Feeling at home in the stadium

With the advent of the digital revolution, sports fans who used to attend live events have turned to enhanced viewing experiences in the comfort of their own homes. Watching a game has become a hyper-connected activity, smartphone in hand.

Yet, the paradigm seems to be on the verge of being reversed. However desirable, hyper-connection has its drawbacks: it makes spectators grow tired of screens and paradoxically breaks real social ties. It makes consumers long for experiences that are more rooted in the real world. Thus, those stadiums that are implementing a phygital strategy, half-way between live show and augmented digital experience, are best positioned to meet spectators’ expectations.

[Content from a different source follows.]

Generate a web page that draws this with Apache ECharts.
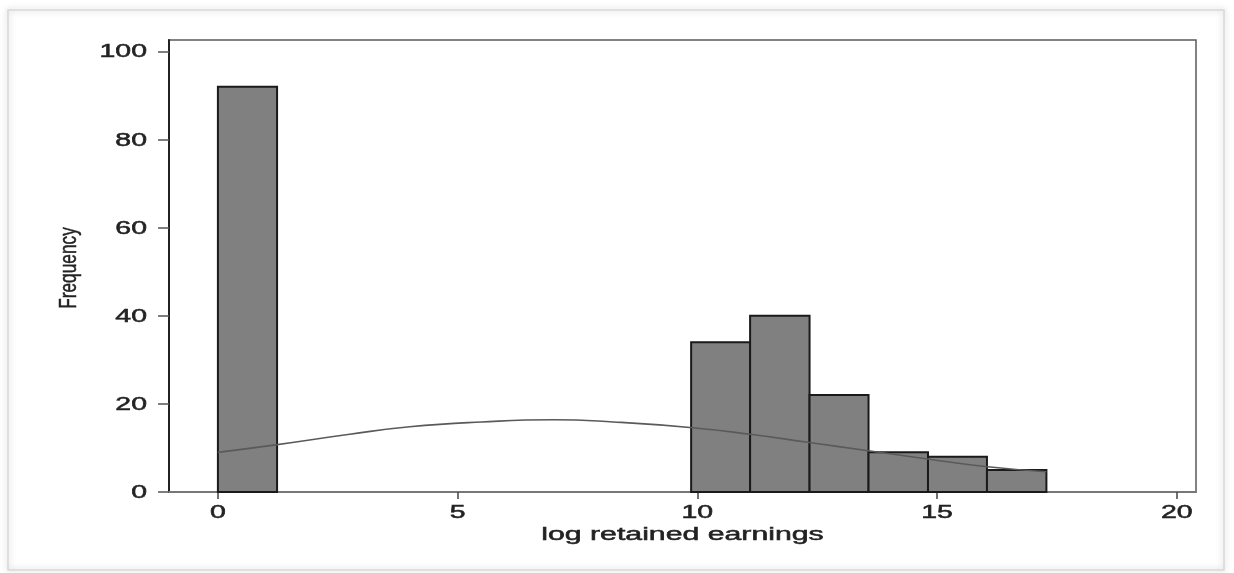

With one constraint however: spectators who wanted to be at home like at the stadium now wish to be at the stadium with the comfort of home, using their smartphones as remote controls …and with food readily available at their fingertips.

 

Delivering a 360-degree sporting experience

By 2024, stadiums’ broadband Wi-Fi will enable a comprehensive, 360-degree sporting experience. The live experience, coupled with big-screen viewing and connected to fiber optics, will augment the spectator experience by providing additional information and action (slow motion replays, players’ portraits, contests, voting for the match’s best player, etc.)

In parallel, expanded Wi-Fi coverage will optimize the customer experience beyond the usual snack-bar. Certain stadiums now offer hotel services. For instance, the Stade Océane of Le Havre is the first French stadium to open a hotel, the 1872 Stadium Hotel, on its own grounds. In 2019, it will open a sports bar and grill seating 350 plus 500 at the bar. Customers will be able to book a hotel room and a table for two from their stadium seats in just a few clicks on their smartphone connected to Wi-Fi.

 

Stadiums that are suffering from a drop in attendance cannot do without the digital transformation. They have a few trial runs left before the Olympic Games to fine-tune their Wi-Fi coverage and become more connected, which is the prime driver of a truly satisfying user experience.